The interplay between family and mob life; camaraderie and betrayal; the sacred and the profane, and the steep price of running afoul of the law cuts to the very heart of the film and gets to the chore of the many dichotomies that run throughout Scorsese’s body of work. De Niro may be playing second fiddle to Ray Liotta here, but he wins big points for running away with the coolest shot in the entire film, where the camera closes in on Jimmy smoking a cig in slow motion to “Sunshine of Your Love” in the background. Movies simply don’t get any cooler than that.
1. Taxi Driver (1976)
Alienated late-night cabbie Travis Bickle remains the character that defines Robert De Niro’s cinematic legacy and the central reference point for his creative marriage with Martin Scorsese, and with good reason. Taken as a whole, “Taxi Driver” is their closest brush with perfection — a work of art that couldn’t exist without one, just as it couldn’t exist without the other.

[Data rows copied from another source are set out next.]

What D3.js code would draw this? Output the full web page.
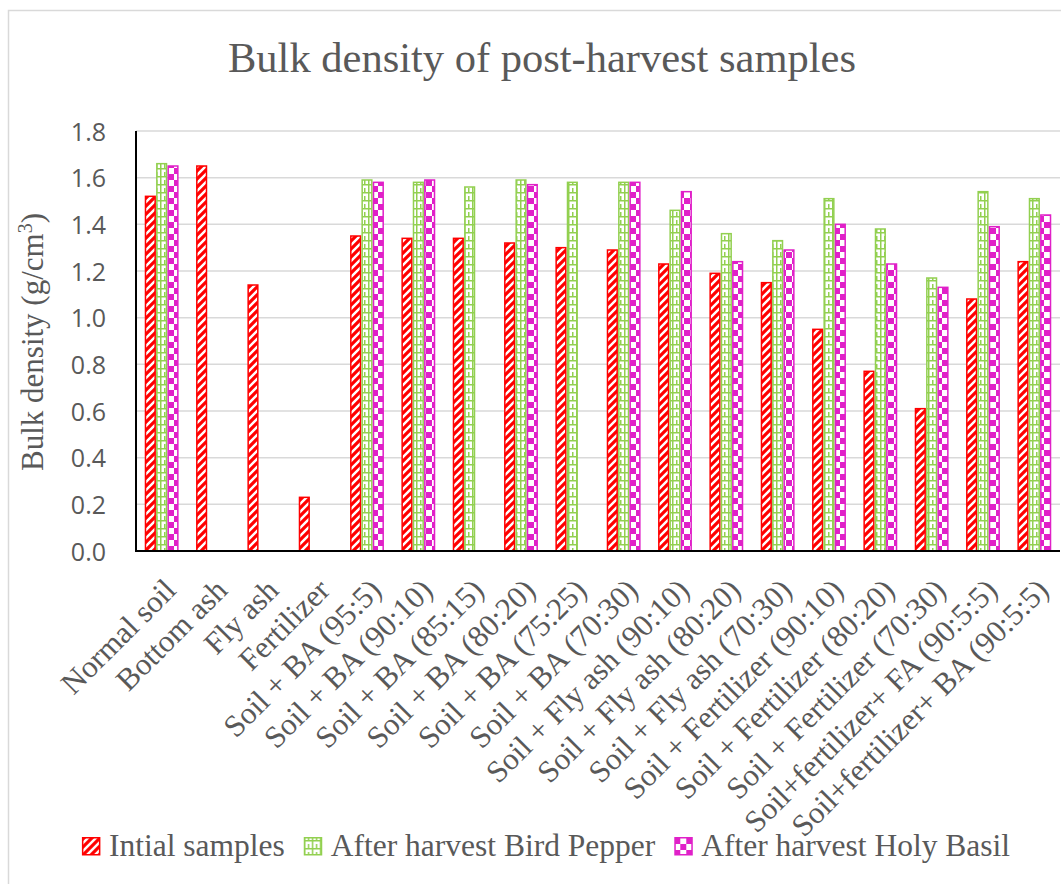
<!DOCTYPE html>
<html>
<head>
<meta charset="utf-8">
<script src="https://cdn.jsdelivr.net/npm/d3@7"></script>
<style>
  html, body { margin: 0; padding: 0; background: #fff; }
  svg { display: block; }
</style>
</head>
<body>
<svg id="chart" width="1061" height="884"></svg>
<script>
// Treatments along the x axis
const categories = [
  "Normal soil", "Bottom ash", "Fly ash", "Fertilizer",
  "Soil + BA (95:5)", "Soil + BA (90:10)", "Soil + BA (85:15)", "Soil + BA (80:20)",
  "Soil + BA (75:25)", "Soil + BA (70:30)",
  "Soil + Fly ash (90:10)", "Soil + Fly ash (80:20)", "Soil + Fly ash (70:30)",
  "Soil + Fertilizer (90:10)", "Soil + Fertilizer (80:20)", "Soil + Fertilizer (70:30)",
  "Soil+fertilizer+ FA (90:5:5)", "Soil+fertilizer+ BA (90:5:5)"
];

// Bulk density (g/cm3); null where no sample was measured
const initialSamples = [1.52, 1.65, 1.14, 0.23, 1.35, 1.34, 1.34, 1.32, 1.30, 1.29,
                        1.23, 1.19, 1.15, 0.95, 0.77, 0.61, 1.08, 1.24];
const birdPepper     = [1.66, null, null, null, 1.59, 1.58, 1.56, 1.59, 1.58, 1.58,
                        1.46, 1.36, 1.33, 1.51, 1.38, 1.17, 1.54, 1.51];
const holyBasil      = [1.65, null, null, null, 1.58, 1.59, null, 1.57, null, 1.58,
                        1.54, 1.24, 1.29, 1.40, 1.23, 1.13, 1.39, 1.44];

const seriesNames = ["Intial samples", "After harvest Bird Pepper", "After harvest Holy Basil"];
const seriesValues = [initialSamples, birdPepper, holyBasil];
const yTicks = [0, 0.2, 0.4, 0.6, 0.8, 1.0, 1.2, 1.4, 1.6, 1.8];

const plot = { left: 136, right: 1060, top: 131, bottom: 551 };
const textColor = "#595959";
const serif = "Liberation Serif, Times New Roman, serif";
const sans = "Open Sans, Noto Sans, sans-serif";

const svg = d3.select("#chart");

// Hatch patterns for each series
const defs = svg.append("defs");

const pRed = defs.append("pattern").attr("id", "pat-red")
  .attr("patternUnits", "userSpaceOnUse").attr("width", 8).attr("height", 8);
pRed.append("rect").attr("width", 8).attr("height", 8).attr("fill", "#fff");
pRed.append("path")
  .attr("d", "M-2,10 L10,-2 M-6,6 L6,-6 M2,14 L14,2")
  .attr("stroke", "#ff0000").attr("stroke-width", 3.2);

const pGreen = defs.append("pattern").attr("id", "pat-green")
  .attr("patternUnits", "userSpaceOnUse").attr("width", 8).attr("height", 8);
pGreen.append("rect").attr("width", 8).attr("height", 8).attr("fill", "#fff");
pGreen.append("path")
  .attr("d", "M0,0.75 H8 M0.75,0 V8 M4.75,4 V8")
  .attr("stroke", "#92d050").attr("stroke-width", 1.5);

const pMag = defs.append("pattern").attr("id", "pat-mag")
  .attr("patternUnits", "userSpaceOnUse").attr("width", 12).attr("height", 12);
pMag.append("rect").attr("width", 12).attr("height", 12).attr("fill", "#e020c8");
pMag.append("rect").attr("x", 0).attr("y", 0).attr("width", 6).attr("height", 6).attr("fill", "#fff");
pMag.append("rect").attr("x", 6).attr("y", 6).attr("width", 6).attr("height", 6).attr("fill", "#fff");

const fills = ["url(#pat-red)", "url(#pat-green)", "url(#pat-mag)"];
const strokes = ["#ff0000", "#92d050", "#e020c8"];

// Outer chart frame
svg.append("rect")
  .attr("x", 8.5).attr("y", 10.5).attr("width", 1200).attr("height", 1000)
  .attr("fill", "none").attr("stroke", "#d9d9d9").attr("stroke-width", 1.5);

// Scales
const x0 = d3.scaleBand().domain(categories)
  .range([plot.left, plot.right]).paddingInner(0.35).paddingOuter(0.175);
const x1 = d3.scaleBand().domain(d3.range(3))
  .range([0, x0.bandwidth()]).paddingInner(0.06);
const y = d3.scaleLinear().domain([0, 1.8]).range([plot.bottom, plot.top]);

// Gridlines
svg.append("g")
  .selectAll("line").data(yTicks.filter(t => t > 0)).join("line")
  .attr("x1", plot.left).attr("x2", plot.right)
  .attr("y1", d => y(d)).attr("y2", d => y(d))
  .attr("stroke", "#d9d9d9").attr("stroke-width", 1.5);

// Bars
const bars = [];
categories.forEach((c, i) => {
  seriesValues.forEach((vals, s) => {
    if (vals[i] != null) bars.push({ c, s, v: vals[i] });
  });
});
svg.append("g").selectAll("rect").data(bars).join("rect")
  .attr("x", d => x0(d.c) + x1(d.s) + 0.5)
  .attr("y", d => y(d.v))
  .attr("width", x1.bandwidth() - 1)
  .attr("height", d => y(0) - y(d.v))
  .attr("fill", d => fills[d.s])
  .attr("stroke", d => strokes[d.s])
  .attr("stroke-width", 1.5);

// Y axis
const yAxis = svg.append("g")
  .attr("transform", `translate(${plot.left},0)`)
  .call(d3.axisLeft(y).tickValues(yTicks).tickFormat(d3.format(".1f")).tickSize(0).tickPadding(30));
yAxis.select(".domain").remove();
yAxis.selectAll("text")
  .attr("fill", textColor).style("font-family", sans).attr("font-size", 25)
  .attr("dy", "0.36em");
svg.append("line")
  .attr("x1", plot.left).attr("x2", plot.left)
  .attr("y1", plot.top).attr("y2", plot.bottom + 1)
  .attr("stroke", "#000").attr("stroke-width", 2);

// X axis
const xAxis = svg.append("g")
  .attr("transform", `translate(0,${plot.bottom})`)
  .call(d3.axisBottom(x0).tickSize(0).tickPadding(0));
xAxis.select(".domain").remove();
xAxis.selectAll("text")
  .attr("fill", textColor).style("font-family", serif).attr("font-size", 31)
  .attr("text-anchor", "end")
  .attr("dy", 0).attr("y", 0)
  .attr("transform", "translate(16,41) rotate(-45)");
svg.append("line")
  .attr("x1", plot.left - 1).attr("x2", plot.right)
  .attr("y1", plot.bottom).attr("y2", plot.bottom)
  .attr("stroke", "#000").attr("stroke-width", 2);

// Title
svg.append("text")
  .attr("x", 542).attr("y", 72)
  .attr("text-anchor", "middle")
  .style("font-family", serif).attr("font-size", 42.5).attr("fill", textColor)
  .text("Bulk density of post-harvest samples");

// Y axis title
const yt = svg.append("text")
  .attr("transform", "translate(43,342) rotate(-90)")
  .attr("text-anchor", "middle")
  .style("font-family", serif).attr("font-size", 31).attr("fill", textColor);
yt.append("tspan").text("Bulk density (g/cm");
yt.append("tspan").attr("baseline-shift", "super").attr("font-size", 20).text("3");
yt.append("tspan").text(")");

// Legend
const legend = svg.append("g");
let lx = 0;
seriesNames.forEach((name, s) => {
  const g = legend.append("g");
  g.append("rect").attr("x", 0.75).attr("y", -18.25).attr("width", 17).attr("height", 17)
    .attr("fill", fills[s]).attr("stroke", strokes[s]).attr("stroke-width", 1.5);
  const t = g.append("text").attr("x", 27).attr("y", 0)
    .style("font-family", serif).attr("font-size", 31.5).attr("fill", textColor).text(name);
  const w = 27 + t.node().getComputedTextLength();
  g.attr("transform", `translate(${lx},0)`);
  lx += w + 19;
});
const legendWidth = lx - 19;
legend.attr("transform", `translate(${546 - legendWidth / 2},856)`);
</script>
</body>
</html>
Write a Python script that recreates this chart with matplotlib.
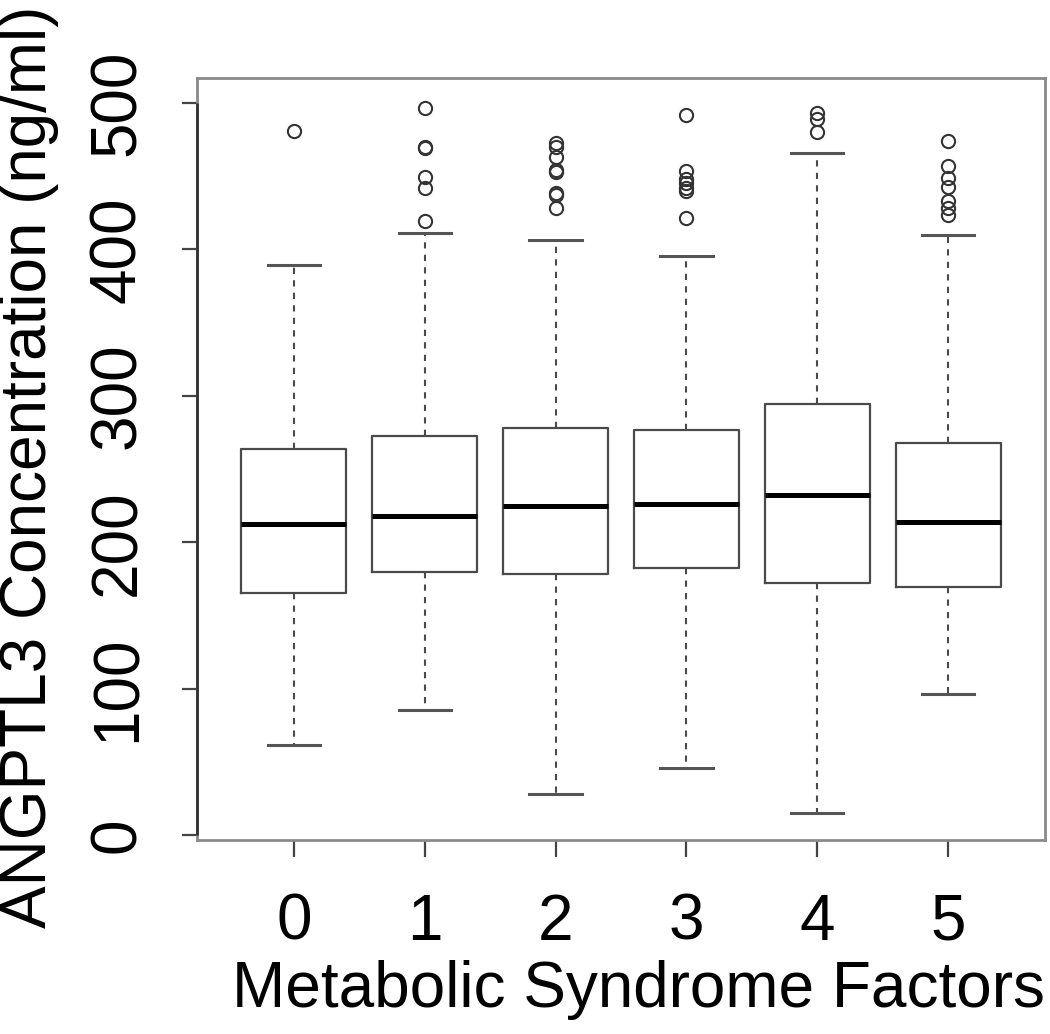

You’d think that after embedding itself so richly in the popular imagination, with a sizeable subset of impressionable young cinephiles and disenfranchised men having built an entire mythology around the movie and contemporary comic-book adaptations liberally pilfering ideas from it, that time might have already began to soften its rougher edges. But as multiple, enriching revisits reveal, “Taxi Driver” feels as radical, revolting, and essential viewing today as ever.
The fact that it has lost none of its foothold in the public consciousness obviously has a lot to do with De Niro’s mercurial, live wire performance as Bickle, a mentally-ill Vietnam vet and self-appointed vigilante who roams through New York’s neon-soaked urban hellscape with a violent rage boiling underneath as if stuck in some kind of spiritual purgatory. Even in a decade when the actor scored big with “Mean Streets”, “The Godfather: Part II” and “The Deer Hunter”, this was his personal best.